[Stored items from a collection]
--- Start ---

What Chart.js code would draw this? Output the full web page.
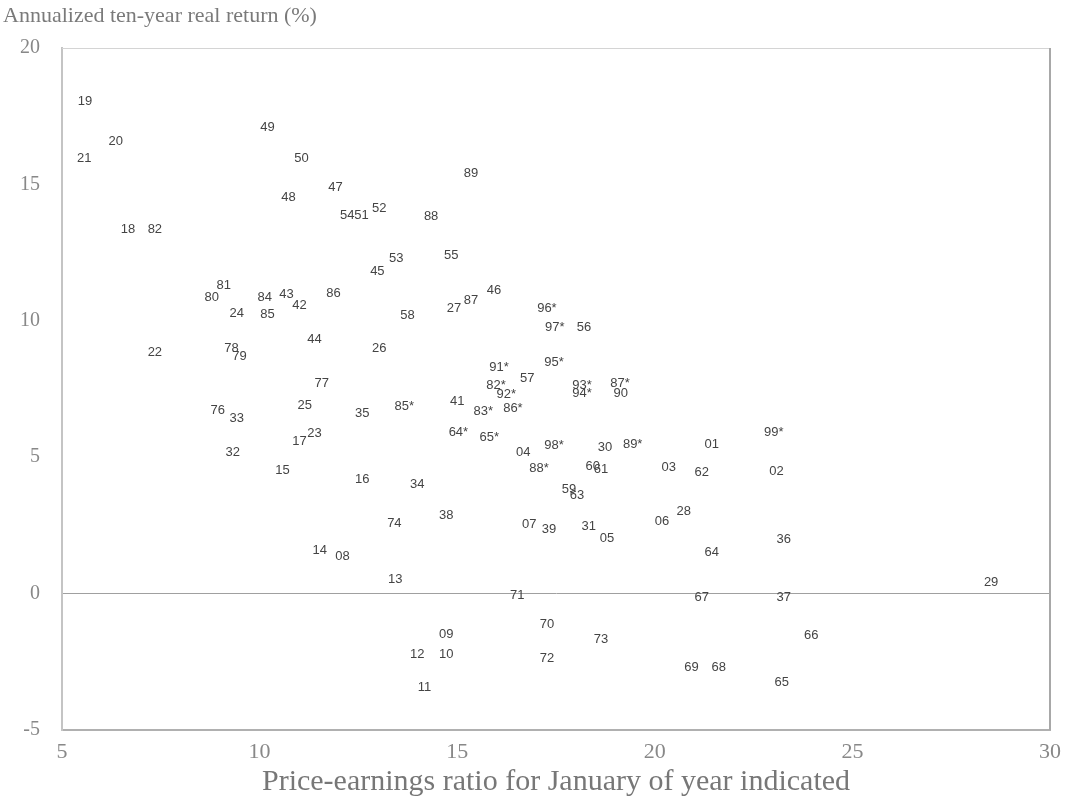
<!DOCTYPE html>
<html>
<head>
    <title>P/E vs ten-year real return</title>
    <script src="https://cdn.jsdelivr.net/npm/chart.js"></script>
    <style>
        body { margin: 0; background: #fff; }
    </style>
</head>
<body>
    <canvas id="peChart" width="1072" height="802"></canvas>

    <script>
        // two-digit year shown at each point (* = nineteenth century)
        var years = ['19', '20', '21', '18', '82', '49', '50', '89', '47', '48',
            '52', '54', '51', '88', '53', '55', '45', '81', '80', '84',
            '43', '86', '24', '85', '42', '27', '87', '46', '96*', '97*',
            '56', '58', '44', '22', '26', '78', '79', '91*', '95*', '57',
            '82*', '92*', '83*', '86*', '41', '93*', '94*', '87*', '90', '77',
            '76', '33', '25', '35', '85*', '64*', '65*', '17', '23', '32',
            '04', '98*', '30', '89*', '01', '99*', '15', '16', '34', '88*',
            '60', '61', '03', '62', '02', '59', '63', '38', '74', '07',
            '39', '31', '05', '06', '28', '64', '36', '14', '08', '13',
            '71', '67', '37', '29', '09', '70', '73', '66', '12', '10',
            '72', '69', '68', '65', '11'];

        // price-earnings ratio for January of each year
        var peRatio = [5.58, 6.36, 5.56, 6.67, 7.35, 10.20, 11.06, 15.35, 11.92, 10.73,
            13.03, 12.22, 12.58, 14.34, 13.46, 14.85, 12.98, 9.09, 8.79, 10.13,
            10.68, 11.87, 9.42, 10.20, 11.01, 14.92, 15.35, 15.93, 17.27, 17.47,
            18.21, 13.74, 11.39, 7.35, 13.03, 9.29, 9.49, 16.06, 17.45, 16.77,
            15.98, 16.24, 15.66, 16.41, 15.00, 18.16, 18.16, 19.12, 19.14, 11.57,
            8.94, 9.42, 11.14, 12.60, 13.66, 15.03, 15.81, 11.01, 11.39, 9.32,
            16.67, 17.45, 18.74, 19.44, 21.44, 23.01, 10.58, 12.60, 13.99, 17.07,
            18.43, 18.64, 20.35, 21.19, 23.08, 17.83, 18.03, 14.72, 13.41, 16.82,
            17.32, 18.33, 18.79, 20.18, 20.73, 21.44, 23.26, 11.52, 12.10, 13.43,
            16.52, 21.19, 23.26, 28.51, 14.72, 17.27, 18.64, 23.96, 13.99, 14.72,
            17.27, 20.93, 21.62, 23.21, 14.17];

        // annualized real return over the following ten years, %
        var realReturn = [18.03, 16.57, 15.95, 13.36, 13.36, 17.08, 15.95, 15.40, 14.89, 14.53,
            14.12, 13.87, 13.87, 13.83, 12.30, 12.41, 11.82, 11.31, 10.84, 10.84,
            10.95, 11.02, 10.26, 10.22, 10.55, 10.47, 10.73, 11.13, 10.47, 9.74,
            9.74, 10.18, 9.31, 8.83, 8.98, 8.98, 8.69, 8.28, 8.47, 7.88,
            7.63, 7.30, 6.68, 6.79, 7.04, 7.63, 7.34, 7.70, 7.34, 7.70,
            6.72, 6.42, 6.90, 6.61, 6.86, 5.91, 5.73, 5.58, 5.88, 5.18,
            5.18, 5.44, 5.36, 5.47, 5.47, 5.91, 4.53, 4.20, 4.01, 4.60,
            4.67, 4.56, 4.64, 4.45, 4.49, 3.83, 3.61, 2.88, 2.59, 2.52,
            2.34, 2.48, 2.01, 2.66, 3.03, 1.50, 1.97, 1.57, 1.35, 0.51,
            -0.07, -0.15, -0.15, 0.40, -1.50, -1.13, -1.68, -1.53, -2.23, -2.23,
            -2.37, -2.70, -2.70, -3.25, -3.43];

        var xTicks = [5, 10, 15, 20, 25, 30];
        var yTicks = [-5, 0, 5, 10, 15, 20];

        var points = peRatio.map(function (pe, i) {
            return { x: pe, y: realReturn[i] };
        });

        // writes the year text where each point sits, plus the frame and the y title
        var yearLabels = {
            id: 'yearLabels',
            afterDatasetsDraw: function (chart) {
                var ctx = chart.ctx;
                var area = chart.chartArea;
                var meta = chart.getDatasetMeta(0);
                ctx.save();
                ctx.strokeStyle = '#d4d4d4';
                ctx.lineWidth = 1;
                ctx.beginPath();
                ctx.moveTo(area.left, area.top + 0.5);
                ctx.lineTo(area.right, area.top + 0.5);
                ctx.stroke();
                ctx.strokeStyle = '#a8a8a8';
                ctx.lineWidth = 2;
                ctx.beginPath();
                ctx.moveTo(area.right, area.top);
                ctx.lineTo(area.right, area.bottom);
                ctx.stroke();

                ctx.font = '13px "Liberation Sans"';
                ctx.fillStyle = '#444';
                ctx.textAlign = 'center';
                ctx.textBaseline = 'middle';
                meta.data.forEach(function (el, i) {
                    ctx.fillText(years[i], el.x, el.y);
                });

                ctx.font = '22px "Liberation Serif"';
                ctx.fillStyle = '#7a7a7a';
                ctx.textAlign = 'left';
                ctx.fillText('Annualized ten-year real return (%)', 3, 16);
                ctx.restore();
            }
        };

        var ctx = document.getElementById('peChart').getContext('2d');
        var myChart = new Chart(ctx, {
            type: 'scatter',
            data: {
                datasets: [{
                    data: points,
                    pointRadius: 0,
                    pointHoverRadius: 0
                }]
            },
            options: {
                responsive: false,
                animation: false,
                layout: { padding: { top: 48, right: 22, left: 0, bottom: 0 } },
                plugins: {
                    legend: { display: false },
                    tooltip: { enabled: false }
                },
                scales: {
                    x: {
                        type: 'linear',
                        min: 5,
                        max: 30,
                        afterBuildTicks: function (scale) {
                            scale.ticks = xTicks.map(function (v) { return { value: v }; });
                        },
                        afterFit: function (scale) { scale.height = 72; },
                        grid: { display: false, drawTicks: false },
                        border: { display: true, color: '#b0b0b0', width: 2 },
                        ticks: {
                            padding: 9,
                            color: '#888',
                            font: { family: 'Liberation Serif', size: 22 }
                        },
                        title: {
                            display: true,
                            text: 'Price-earnings ratio for January of year indicated',
                            color: '#777',
                            padding: { top: 0, bottom: 2 },
                            font: { family: 'Liberation Serif', size: 30 }
                        }
                    },
                    y: {
                        type: 'linear',
                        min: -5,
                        max: 20,
                        afterBuildTicks: function (scale) {
                            scale.ticks = yTicks.map(function (v) { return { value: v }; });
                        },
                        afterFit: function (scale) { scale.width = 62; },
                        grid: {
                            drawTicks: false,
                            color: function (c) {
                                return c.tick && c.tick.value === 0 ? '#a0a0a0' : 'rgba(0,0,0,0)';
                            }
                        },
                        border: { display: true, color: '#c4c4c4', width: 2 },
                        ticks: {
                            padding: 22,
                            color: '#888',
                            font: { family: 'Liberation Serif', size: 20 }
                        }
                    }
                }
            },
            plugins: [yearLabels]
        });
    </script>
</body>
</html>
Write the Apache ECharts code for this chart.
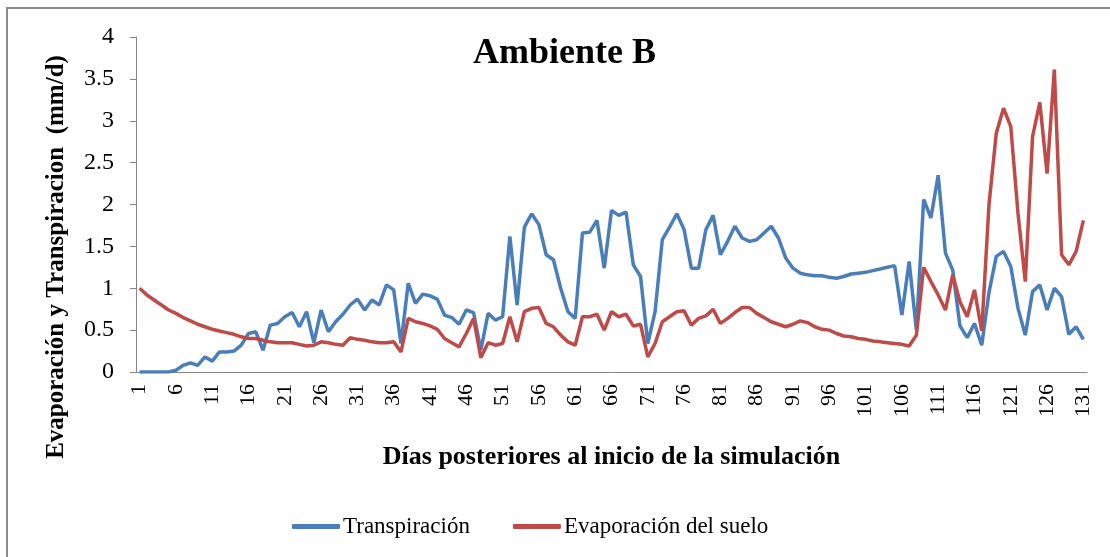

--- End ---

Without including any pictures, print all of the material exactly as given.

- **PROBLEM SOLUTION**:
What Chart.js code would draw this? Output the full web page.
<!DOCTYPE html>
<html>
<head>
    <title>P/E vs ten-year real return</title>
    <script src="https://cdn.jsdelivr.net/npm/chart.js"></script>
    <style>
        body { margin: 0; background: #fff; }
    </style>
</head>
<body>
    <canvas id="peChart" width="1072" height="802"></canvas>

    <script>
        // two-digit year shown at each point (* = nineteenth century)
        var years = ['19', '20', '21', '18', '82', '49', '50', '89', '47', '48',
            '52', '54', '51', '88', '53', '55', '45', '81', '80', '84',
            '43', '86', '24', '85', '42', '27', '87', '46', '96*', '97*',
            '56', '58', '44', '22', '26', '78', '79', '91*', '95*', '57',
            '82*', '92*', '83*', '86*', '41', '93*', '94*', '87*', '90', '77',
            '76', '33', '25', '35', '85*', '64*', '65*', '17', '23', '32',
            '04', '98*', '30', '89*', '01', '99*', '15', '16', '34', '88*',
            '60', '61', '03', '62', '02', '59', '63', '38', '74', '07',
            '39', '31', '05', '06', '28', '64', '36', '14', '08', '13',
            '71', '67', '37', '29', '09', '70', '73', '66', '12', '10',
            '72', '69', '68', '65', '11'];

        // price-earnings ratio for January of each year
        var peRatio = [5.58, 6.36, 5.56, 6.67, 7.35, 10.20, 11.06, 15.35, 11.92, 10.73,
            13.03, 12.22, 12.58, 14.34, 13.46, 14.85, 12.98, 9.09, 8.79, 10.13,
            10.68, 11.87, 9.42, 10.20, 11.01, 14.92, 15.35, 15.93, 17.27, 17.47,
            18.21, 13.74, 11.39, 7.35, 13.03, 9.29, 9.49, 16.06, 17.45, 16.77,
            15.98, 16.24, 15.66, 16.41, 15.00, 18.16, 18.16, 19.12, 19.14, 11.57,
            8.94, 9.42, 11.14, 12.60, 13.66, 15.03, 15.81, 11.01, 11.39, 9.32,
            16.67, 17.45, 18.74, 19.44, 21.44, 23.01, 10.58, 12.60, 13.99, 17.07,
            18.43, 18.64, 20.35, 21.19, 23.08, 17.83, 18.03, 14.72, 13.41, 16.82,
            17.32, 18.33, 18.79, 20.18, 20.73, 21.44, 23.26, 11.52, 12.10, 13.43,
            16.52, 21.19, 23.26, 28.51, 14.72, 17.27, 18.64, 23.96, 13.99, 14.72,
            17.27, 20.93, 21.62, 23.21, 14.17];

        // annualized real return over the following ten years, %
        var realReturn = [18.03, 16.57, 15.95, 13.36, 13.36, 17.08, 15.95, 15.40, 14.89, 14.53,
            14.12, 13.87, 13.87, 13.83, 12.30, 12.41, 11.82, 11.31, 10.84, 10.84,
            10.95, 11.02, 10.26, 10.22, 10.55, 10.47, 10.73, 11.13, 10.47, 9.74,
            9.74, 10.18, 9.31, 8.83, 8.98, 8.98, 8.69, 8.28, 8.47, 7.88,
            7.63, 7.30, 6.68, 6.79, 7.04, 7.63, 7.34, 7.70, 7.34, 7.70,
            6.72, 6.42, 6.90, 6.61, 6.86, 5.91, 5.73, 5.58, 5.88, 5.18,
            5.18, 5.44, 5.36, 5.47, 5.47, 5.91, 4.53, 4.20, 4.01, 4.60,
            4.67, 4.56, 4.64, 4.45, 4.49, 3.83, 3.61, 2.88, 2.59, 2.52,
            2.34, 2.48, 2.01, 2.66, 3.03, 1.50, 1.97, 1.57, 1.35, 0.51,
            -0.07, -0.15, -0.15, 0.40, -1.50, -1.13, -1.68, -1.53, -2.23, -2.23,
            -2.37, -2.70, -2.70, -3.25, -3.43];

        var xTicks = [5, 10, 15, 20, 25, 30];
        var yTicks = [-5, 0, 5, 10, 15, 20];

        var points = peRatio.map(function (pe, i) {
            return { x: pe, y: realReturn[i] };
        });

        // writes the year text where each point sits, plus the frame and the y title
        var yearLabels = {
            id: 'yearLabels',
            afterDatasetsDraw: function (chart) {
                var ctx = chart.ctx;
                var area = chart.chartArea;
                var meta = chart.getDatasetMeta(0);
                ctx.save();
                ctx.strokeStyle = '#d4d4d4';
                ctx.lineWidth = 1;
                ctx.beginPath();
                ctx.moveTo(area.left, area.top + 0.5);
                ctx.lineTo(area.right, area.top + 0.5);
                ctx.stroke();
                ctx.strokeStyle = '#a8a8a8';
                ctx.lineWidth = 2;
                ctx.beginPath();
                ctx.moveTo(area.right, area.top);
                ctx.lineTo(area.right, area.bottom);
                ctx.stroke();

                ctx.font = '13px "Liberation Sans"';
                ctx.fillStyle = '#444';
                ctx.textAlign = 'center';
                ctx.textBaseline = 'middle';
                meta.data.forEach(function (el, i) {
                    ctx.fillText(years[i], el.x, el.y);
                });

                ctx.font = '22px "Liberation Serif"';
                ctx.fillStyle = '#7a7a7a';
                ctx.textAlign = 'left';
                ctx.fillText('Annualized ten-year real return (%)', 3, 16);
                ctx.restore();
            }
        };

        var ctx = document.getElementById('peChart').getContext('2d');
        var myChart = new Chart(ctx, {
            type: 'scatter',
            data: {
                datasets: [{
                    data: points,
                    pointRadius: 0,
                    pointHoverRadius: 0
                }]
            },
            options: {
                responsive: false,
                animation: false,
                layout: { padding: { top: 48, right: 22, left: 0, bottom: 0 } },
                plugins: {
                    legend: { display: false },
                    tooltip: { enabled: false }
                },
                scales: {
                    x: {
                        type: 'linear',
                        min: 5,
                        max: 30,
                        afterBuildTicks: function (scale) {
                            scale.ticks = xTicks.map(function (v) { return { value: v }; });
                        },
                        afterFit: function (scale) { scale.height = 72; },
                        grid: { display: false, drawTicks: false },
                        border: { display: true, color: '#b0b0b0', width: 2 },
                        ticks: {
                            padding: 9,
                            color: '#888',
                            font: { family: 'Liberation Serif', size: 22 }
                        },
                        title: {
                            display: true,
                            text: 'Price-earnings ratio for January of year indicated',
                            color: '#777',
                            padding: { top: 0, bottom: 2 },
                            font: { family: 'Liberation Serif', size: 30 }
                        }
                    },
                    y: {
                        type: 'linear',
                        min: -5,
                        max: 20,
                        afterBuildTicks: function (scale) {
                            scale.ticks = yTicks.map(function (v) { return { value: v }; });
                        },
                        afterFit: function (scale) { scale.width = 62; },
                        grid: {
                            drawTicks: false,
                            color: function (c) {
                                return c.tick && c.tick.value === 0 ? '#a0a0a0' : 'rgba(0,0,0,0)';
                            }
                        },
                        border: { display: true, color: '#c4c4c4', width: 2 },
                        ticks: {
                            padding: 22,
                            color: '#888',
                            font: { family: 'Liberation Serif', size: 20 }
                        }
                    }
                }
            },
            plugins: [yearLabels]
        });
    </script>
</body>
</html>
Write the Apache ECharts code for this chart.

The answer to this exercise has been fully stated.